Debt Warehousing Scheme
Revenue confirmed that if taxpayers have phased payment arrangements (PPAs) for both warehoused debt at 0 percent interest and other debt at the standard rate, PPA payments are automatically allocated against the oldest debt. Taxpayers cannot elect to allocate payments against debt with a higher interest rate if this did not precede the warehoused debt. However, it may be possible to reduce the interest charge if the taxpayer makes a payment outside the PPA towards current taxes.

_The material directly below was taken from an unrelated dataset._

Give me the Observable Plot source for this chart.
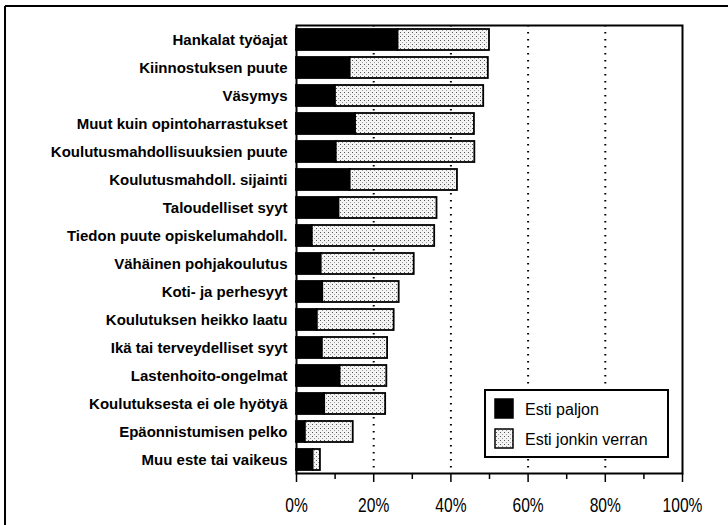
<!DOCTYPE html>
<html>
<head>
<meta charset="utf-8">
<script src="https://cdn.jsdelivr.net/npm/d3@7"></script>
<script src="https://cdn.jsdelivr.net/npm/@observablehq/plot@0.6"></script>
<style>
  html, body { margin: 0; padding: 0; background: #fff; }
  #chart { width: 728px; height: 525px; }
</style>
</head>
<body>
<div id="chart"></div>
<script>
const categories = [
  "Hankalat työajat",
  "Kiinnostuksen puute",
  "Väsymys",
  "Muut kuin opintoharrastukset",
  "Koulutusmahdollisuuksien puute",
  "Koulutusmahdoll. sijainti",
  "Taloudelliset syyt",
  "Tiedon puute opiskelumahdoll.",
  "Vähäinen pohjakoulutus",
  "Koti- ja perhesyyt",
  "Koulutuksen heikko laatu",
  "Ikä tai terveydelliset syyt",
  "Lastenhoito-ongelmat",
  "Koulutuksesta ei ole hyötyä",
  "Epäonnistumisen pelko",
  "Muu este tai vaikeus"
];
const seriesNames = ["Esti paljon", "Esti jonkin verran"];
const estiPaljon = [26.3, 13.9, 10.1, 15.3, 10.3, 13.9, 11.0, 4.1, 6.4, 6.8, 5.4, 6.7, 11.3, 7.3, 2.3, 4.3];
const estiJonkin = [23.7, 35.8, 38.4, 30.8, 35.9, 27.8, 25.4, 31.7, 24.1, 19.8, 19.9, 16.9, 12.1, 15.8, 12.4, 1.9];
const majorTicks = [0, 20, 40, 60, 80, 100];
const minorTicks = [10, 30, 50, 70, 90];
const gridTicks = [20, 40, 60, 80];

const rows = [];
categories.forEach((c, i) => {
  rows.push({category: c, series: seriesNames[0], value: estiPaljon[i]});
  rows.push({category: c, series: seriesNames[1], value: estiJonkin[i]});
});

const chart = Plot.plot({
  width: 728,
  height: 525,
  marginLeft: 296,
  marginRight: 46,
  marginTop: 25,
  marginBottom: 52,
  style: {fontFamily: "'Liberation Sans', Arial, sans-serif", fontSize: "14px", color: "#000", background: "#fff"},
  x: {domain: [0, 100]},
  y: {domain: categories, paddingInner: 0.25, paddingOuter: 0.125},
  color: {domain: seriesNames, range: ["#000", "url(#dots)"]},
  marks: [
    Plot.ruleX(gridTicks, {stroke: "#000", strokeWidth: 2, strokeDasharray: "1.5,5.5"}),
    Plot.barX(rows, Plot.stackX({
      y: "category", x: "value", fill: "series", order: seriesNames,
      stroke: "#000", strokeWidth: 1.8
    })),
    Plot.frame({stroke: "#000", strokeWidth: 2}),
    Plot.axisY({tickSize: 0, tickPadding: 9, fontSize: 15, fontWeight: "bold", label: null}),
    Plot.axisX({ticks: majorTicks, tickSize: 9, tickPadding: 15, tickFormat: d => d + "%", fontSize: 20, label: null, strokeWidth: 1.5}),
    Plot.axisX({ticks: minorTicks, tickSize: 6, tickFormat: () => "", label: null, strokeWidth: 1.5})
  ]
});

const svg = d3.select(chart.tagName.toLowerCase() === "svg" ? chart : chart.querySelector("svg"));

// dotted fill pattern
const defs = svg.insert("defs", ":first-child");
const pat = defs.append("pattern").attr("id", "dots").attr("patternUnits", "userSpaceOnUse")
  .attr("width", 4).attr("height", 4);
pat.append("rect").attr("width", 4).attr("height", 4).attr("fill", "#f4f4f4");
pat.append("rect").attr("x", 0).attr("y", 0).attr("width", 1).attr("height", 1).attr("fill", "#555");
pat.append("rect").attr("x", 2).attr("y", 2).attr("width", 1).attr("height", 1).attr("fill", "#999");

// condensed x tick labels
svg.selectAll("g[aria-label='x-axis tick label'] text").each(function() {
  const t = this.getAttribute("transform") || "";
  this.setAttribute("transform", t + " scale(0.78,1)");
});

// outer scanned border (top and left)
svg.append("line").attr("x1", 5).attr("x2", 728).attr("y1", 6).attr("y2", 6).attr("stroke", "#000").attr("stroke-width", 2);
svg.append("line").attr("x1", 5).attr("x2", 5).attr("y1", 6).attr("y2", 525).attr("stroke", "#000").attr("stroke-width", 2);

// legend
const lg = svg.append("g").attr("font-size", 16).attr("fill", "#000").attr("text-anchor", "start");
lg.append("rect").attr("x", 485).attr("y", 390).attr("width", 183).attr("height", 67)
  .attr("fill", "#fff").attr("stroke", "#000").attr("stroke-width", 2);
seriesNames.forEach((s, i) => {
  lg.append("rect").attr("x", 495).attr("y", 399 + i * 30).attr("width", 18).attr("height", 19)
    .attr("fill", i === 0 ? "#000" : "url(#dots)").attr("stroke", "#000").attr("stroke-width", 1.5);
  lg.append("text").attr("x", 525).attr("y", 409 + i * 30).attr("dy", "0.35em")
    .attr("text-anchor", "start").text(s);
});

document.getElementById("chart").appendChild(chart);
</script>
</body>
</html>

Revenue explained that PPA compliance monitoring is fully automated once commenced. If there is a failed payment, the taxpayer is notified that Revenue will retry in 21 days. If there is a further failure, the taxpayer will lose the 0 percent interest rate and standard enforcement will commence.
Local Property Tax
Revenue noted that some taxpayers who pay their LPT by deduction at source from pay or pension have failed to file an LPT return. Revenue advises that they file an LPT return as soon as possible in order to avoid issues at a later date. Revenue will write to this cohort of taxpayers in September to remind them to file the outstanding return; agents will not be copied.
Vacant Homes Tax
Revenue intends writing to persons that own 2 to 19 properties, asking them to declare whether the property is occupied or is vacant. Where vacant, and not already returned, a return and payment will be required to regularise their affairs.
In September Revenue will issue 2024 reminder letters to those that previously declared a VHT liability.
Non-resident Landlords
A consequence of the commencement of the non-resident landlord withholding tax (NLWT) portal on 1 July 2023 is the requirement, in some cases, for two income tax returns for 2023. This arises in instances where a collecting agent was responsible for the non-resident landlord’s rental affairs for the period to 30 June 2023 then opted to utilise the NLWT portal from 1 July 2023 onwards. Revenue is preparing guidance to outline how a single return can be filed in such circumstances for 2023.
Single filing will require the chargeable person (responsible for period 1 January 2023 to 30 June 2023) to cease registration and the non-resident landlord will file all rental details for the 2023 year. Letters will issue in the coming weeks to chargeable persons. If they want to retain registration, they must contact Revenue to do so. Revenue has confirmed that non-resident landlords should not include details of Irish rental income that is being returned by a chargeable person.
Payment of RTSO
As readers will be aware, from 1 January 2024, the taxation of a gain realised on the exercise, assignment, or release of share options no longer falls under individual self-assessment. Instead, employers are responsible for collecting income tax, USC, and PRSI from employees on share option gains and for remitting those taxes to Revenue as part of the payroll process. Revenue has updated its website for these changes and additional text has been added to screens to alert anyone trying to submit RTSO for 2024.
The self-assessment regime continues to apply to gains arising on or before 31 December 2023, as does the obligation to register for RTSO. Revenue has confirmed that is has updated its system to allow an agent to make an RTSO payment for pre 1 January 2024 liabilities.